An opportunity for judicial review of administrative action is an essential element of due process. Applied to this case, it would afford an opportunity to test, among other issues, whether the Correction Board’s view, that anyone who was guiltless would not accept the Article 15 Non Judicial Punishment procedure under the Uniform Code of Military Justice, expressed a view of the law inconsistent with basic Constitutional principles, and with the Army’s own rules.2 To deny Martinez this opportunity is to deny a fundamental right, one clearly present under established law.

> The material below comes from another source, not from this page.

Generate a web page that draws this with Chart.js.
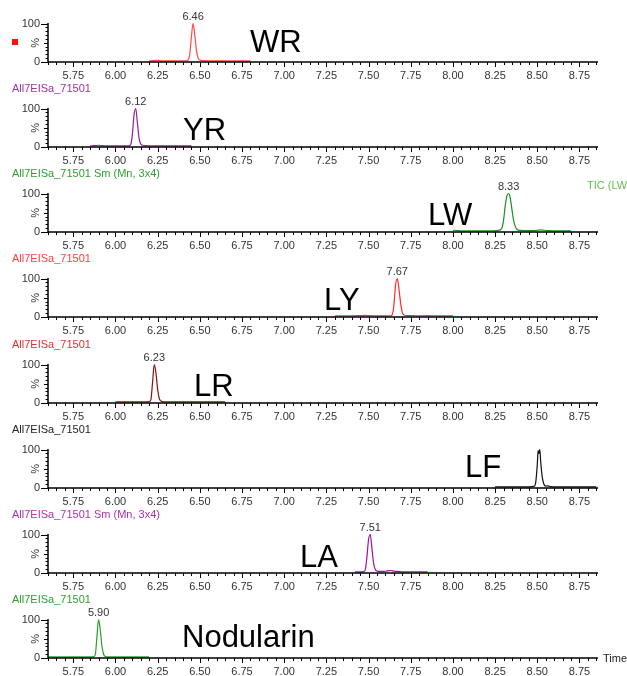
<!DOCTYPE html>
<html><head><meta charset="utf-8">
<script src="https://cdn.jsdelivr.net/npm/chart.js@4"></script>
<style>
html,body{margin:0;padding:0;background:#fff;}
body{width:627px;height:676px;position:relative;overflow:hidden;font-family:"Liberation Sans",Arial,sans-serif;}
canvas{position:absolute;left:0;}
.t{position:absolute;font-size:11px;line-height:12px;white-space:nowrap;}
.big{position:absolute;font-size:31px;line-height:31px;color:#000;white-space:nowrap;}
</style></head><body>
<div id="root"></div>
<script>
// ---------- DATA ----------
const xTickValues = [5.75, 6.00, 6.25, 6.50, 6.75, 7.00, 7.25, 7.50, 7.75, 8.00, 8.25, 8.50, 8.75];
const yTickValues = [0, 100];
const panelNames = ['WR', 'YR', 'LW', 'LY', 'LR', 'LF', 'LA', 'Nodularin'];
const panelTitles = ['', 'All7EISa_71501', 'All7EISa_71501 Sm (Mn, 3x4)', 'All7EISa_71501', 'All7EISa_71501', 'All7EISa_71501', 'All7EISa_71501 Sm (Mn, 3x4)', 'All7EISa_71501'];
const peakLabels = ['6.46', '6.12', '8.33', '7.67', '6.23', '', '7.51', '5.90'];

const wrTime = [6.20, 6.22, 6.24, 6.25, 6.26, 6.28, 6.32, 6.36, 6.40, 6.42, 6.43, 6.44, 6.45, 6.46, 6.47, 6.48, 6.49, 6.50, 6.52, 6.56, 6.60, 6.65, 6.70, 6.75, 6.80];
const wrIntensity = [3, 3.5, 4, 4.5, 4, 3.2, 3, 3, 3, 3, 5, 20, 65, 100, 70, 30, 10, 5, 3.5, 3.2, 3, 3, 3, 3, 3];

const yrTime = [5.85, 5.88, 5.90, 5.92, 5.95, 6.00, 6.05, 6.08, 6.09, 6.10, 6.11, 6.12, 6.13, 6.14, 6.15, 6.16, 6.18, 6.22, 6.28, 6.35, 6.40, 6.45];
const yrIntensity = [3, 3.5, 4.5, 3.5, 3, 3, 3, 3, 6, 32, 84, 100, 62, 22, 8, 4.5, 3.5, 3, 3, 3, 3, 3];

const lwTime = [8.00, 8.01, 8.03, 8.06, 8.10, 8.15, 8.20, 8.24, 8.27, 8.29, 8.30, 8.31, 8.32, 8.33, 8.34, 8.35, 8.36, 8.37, 8.38, 8.40, 8.44, 8.48, 8.50, 8.52, 8.54, 8.57, 8.62, 8.66, 8.70];
const lwIntensity = [3.5, 4.5, 3.5, 3, 3, 3, 3, 3.2, 4, 10, 30, 68, 94, 100, 88, 58, 30, 14, 7, 4, 3.5, 3.5, 4.5, 5.5, 4.5, 3.5, 3, 3, 3];

const lyTime = [7.30, 7.35, 7.40, 7.45, 7.48, 7.50, 7.55, 7.60, 7.63, 7.64, 7.65, 7.66, 7.67, 7.68, 7.69, 7.70, 7.71, 7.73, 7.76, 7.80, 7.85, 7.90, 7.95, 8.00];
const lyIntensity = [3, 3, 3, 3.5, 4, 3.5, 3, 3, 3.2, 6, 30, 82, 100, 74, 36, 12, 5, 3.5, 3.5, 3, 3.5, 3, 3, 3];

const lrTime = [6.00, 6.05, 6.10, 6.15, 6.18, 6.20, 6.21, 6.22, 6.23, 6.24, 6.25, 6.26, 6.27, 6.28, 6.30, 6.35, 6.40, 6.45, 6.50, 6.55, 6.60, 6.65];
const lrIntensity = [3, 3, 3, 3, 3, 3.5, 9, 55, 100, 78, 35, 11, 5, 3.5, 3, 3, 3, 3, 3, 3, 3, 3];

const lfTime = [8.25, 8.30, 8.35, 8.40, 8.45, 8.48, 8.49, 8.50, 8.505, 8.51, 8.515, 8.52, 8.53, 8.54, 8.55, 8.56, 8.57, 8.58, 8.62, 8.66, 8.70, 8.75, 8.80, 8.85];
const lfIntensity = [3, 3, 3, 3, 3, 4, 12, 60, 97, 90, 100, 70, 27, 9, 5, 5.5, 4.5, 3.5, 3, 3, 3, 3, 3, 3];

const laTime = [7.42, 7.45, 7.47, 7.48, 7.49, 7.50, 7.51, 7.52, 7.53, 7.54, 7.55, 7.57, 7.60, 7.62, 7.63, 7.64, 7.66, 7.70, 7.75, 7.80, 7.85];
const laIntensity = [3, 3, 3.5, 8, 40, 87, 100, 64, 25, 9, 5, 4, 4.5, 6, 6.5, 5.5, 4, 3, 3, 3, 3];

const nodTime = [5.60, 5.65, 5.70, 5.75, 5.80, 5.85, 5.87, 5.88, 5.89, 5.90, 5.91, 5.92, 5.93, 5.94, 5.96, 6.00, 6.05, 6.10, 6.15, 6.20];
const nodIntensity = [3, 3, 3, 3, 3, 3, 3.5, 8, 55, 100, 72, 30, 9, 4, 3, 3, 3, 3, 3, 3];

// ---------- LAYOUT / STYLE ----------
const X_MIN = 5.60, X_MAX = 8.86;
const series = [
  {t: wrTime, v: wrIntensity}, {t: yrTime, v: yrIntensity}, {t: lwTime, v: lwIntensity}, {t: lyTime, v: lyIntensity},
  {t: lrTime, v: lrIntensity}, {t: lfTime, v: lfIntensity}, {t: laTime, v: laIntensity}, {t: nodTime, v: nodIntensity}
];
const lineColors = ['#ff4848', '#9a1a9a', '#1e8c1e', '#ff2a2a', '#8c1010', '#111111', '#a010a0', '#2aa02a'];
const titleColors = ['#000', '#a030a0', '#30a030', '#ff4040', '#e03030', '#222', '#b030b0', '#30a030'];
const axisY0 = [62, 147, 232, 317, 403, 488, 573, 658];
const bigPos = [[250, 26], [183, 114], [428, 199], [324, 284], [194, 370], [465, 451], [300, 541], [182, 621]];

function addDiv(cls, text, left, top, color) {
  const d = document.createElement('div');
  d.className = cls; d.textContent = text;
  d.style.left = left + 'px'; d.style.top = top + 'px';
  if (color) d.style.color = color;
  document.body.appendChild(d);
  return d;
}

const decor = {
  id: 'decor',
  afterDraw(chart) {
    const ctx = chart.ctx, a = chart.chartArea;
    const xs = chart.scales.x, ys = chart.scales.y;
    ctx.save();
    ctx.strokeStyle = '#000'; ctx.lineWidth = 1.5;
    ctx.beginPath();
    ctx.moveTo(a.left, a.top - 0.5); ctx.lineTo(a.left, a.bottom);
    ctx.lineTo(a.right, a.bottom);
    ctx.stroke();
    ctx.lineWidth = 1;
    ctx.beginPath();
    for (let k = 0; ; k++) {
      const val = 5.60 + k * 0.05;
      if (val > X_MAX + 1e-9) break;
      const px = Math.round(xs.getPixelForValue(val)) + 0.5;
      const major = Math.abs(val / 0.25 - Math.round(val / 0.25)) < 1e-6;
      ctx.moveTo(px, a.bottom); ctx.lineTo(px, a.bottom + (major ? 5 : 3));
    }
    for (let k = 0; k <= 10; k++) {
      const py = Math.round(ys.getPixelForValue(k * 10)) + 0.5;
      const len = (k === 0 || k === 10) ? 7 : (k === 5 ? 4 : 2.5);
      ctx.moveTo(a.left, py); ctx.lineTo(a.left - len, py);
    }
    ctx.stroke();
    ctx.fillStyle = '#333';
    ctx.font = '11px "Liberation Sans", Arial, sans-serif';
    ctx.translate(a.left - 12, (a.top + a.bottom) / 2);
    ctx.rotate(-Math.PI / 2);
    ctx.textAlign = 'center'; ctx.textBaseline = 'middle';
    ctx.fillText('%', 0, 0);
    ctx.restore();
    const idx = chart.$panel;
    const lab = peakLabels[idx];
    if (lab) {
      const s = series[idx];
      let m = 0;
      for (let i = 1; i < s.v.length; i++) if (s.v[i] > s.v[m]) m = i;
      const px = xs.getPixelForValue(s.t[m]), py = ys.getPixelForValue(s.v[m]);
      ctx.save();
      ctx.fillStyle = '#333';
      ctx.font = '11px "Liberation Sans", Arial, sans-serif';
      ctx.textAlign = 'center'; ctx.textBaseline = 'bottom';
      ctx.fillText(lab, px, py - 1);
      ctx.restore();
    }
  }
};

series.forEach((s, i) => {
  const top = axisY0[i] - 60;
  const c = document.createElement('canvas');
  c.width = 627; c.height = 84;
  c.style.top = top + 'px';
  document.body.appendChild(c);
  const chart = new Chart(c, {
    type: 'line',
    data: {
      datasets: [{
        data: s.t.map((t, k) => ({x: t, y: s.v[k]})),
        borderColor: lineColors[i], borderWidth: 1.2, pointRadius: 0,
        cubicInterpolationMode: 'monotone', fill: false, clip: false
      }]
    },
    options: {
      responsive: false, animation: false, events: [],
      layout: {padding: {left: 0, right: 29, top: 21.5, bottom: 0}},
      plugins: {legend: {display: false}, tooltip: {enabled: false}, title: {display: false}},
      scales: {
        x: {
          type: 'linear', min: X_MIN, max: X_MAX,
          grid: {display: false, drawTicks: false}, border: {display: false},
          afterBuildTicks: sc => { sc.ticks = xTickValues.map(v => ({value: v})); },
          afterFit: sc => { sc.height = 24; },
          ticks: {
            autoSkip: false, maxRotation: 0, padding: 7, color: '#333',
            font: {family: '"Liberation Sans", Arial, sans-serif', size: 11},
            callback: v => Number(v).toFixed(2)
          }
        },
        y: {
          type: 'linear', min: 0, max: 100,
          grid: {display: false, drawTicks: false}, border: {display: false},
          afterBuildTicks: sc => { sc.ticks = yTickValues.map(v => ({value: v})); },
          afterFit: sc => { sc.width = 48; },
          ticks: {
            padding: 8, color: '#333',
            font: {family: '"Liberation Sans", Arial, sans-serif', size: 11},
            callback: v => String(v)
          }
        }
      }
    },
    plugins: [decor]
  });
  chart.$panel = i;
  chart.draw();
  if (panelTitles[i]) addDiv('t', panelTitles[i], 12, axisY0[i] - 65, titleColors[i]);
  addDiv('big', panelNames[i], bigPos[i][0], bigPos[i][1]);
});

const sq = document.createElement('div');
sq.style.cssText = 'position:absolute;left:12px;top:39px;width:6px;height:6px;background:#ff1010;';
document.body.appendChild(sq);
addDiv('t', 'TIC (LW', 587, 179, '#66bb55');
addDiv('t', 'Time', 603, 652, '#222');
</script>
</body></html>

At the same time, the Government would have the opportunity to show, if it can, that there is substantial evidence in the record to support the Board’s declaration dismissing Mrs. Martinez’s sworn statement on the basis of a possible interest in Mr. Martinez’s career, a declaration Mr. Martinez alleges is without any record support.

In view of the manner in which I would decide this case, I find it unnecessary to address the other issues raised by Mr. Martinez, and dealt with at length by my colleagues. I respectfully dissent from the court’s failure to provide Mr. Martinez with the process that is his due.

. In response to the dissent, the majority favors us with yet another hypothetical, this time rising all the way to the Secretary of Defense. These are interesting academic inquiries, which might be relevant if they were supported by an explication of detailed statutes and regulations such as those under which the Army Correction Board operates. It is the legal fabric of decision, not the fact that a decision is possible, that determines what qualifies as "money-mandating.”

. See Record of Proceedings Under Article 15, UCMJ, an executed copy of which was in the record before the Board, which states that, before a service member can be punished under Article 15, the deciding officer must be "convinced beyond a reasonable doubt that you committed the offense(s).” DA Form 2627, Record of Proceedings Under Article 15, UCMJ, para. 2, in this case completed and signed by BG Kilmartin. Accord U.S. Dep’t of Army, Reg. 27-10, Legal Services: Military Justice, para. 3-18 (Aug. 20, 1999).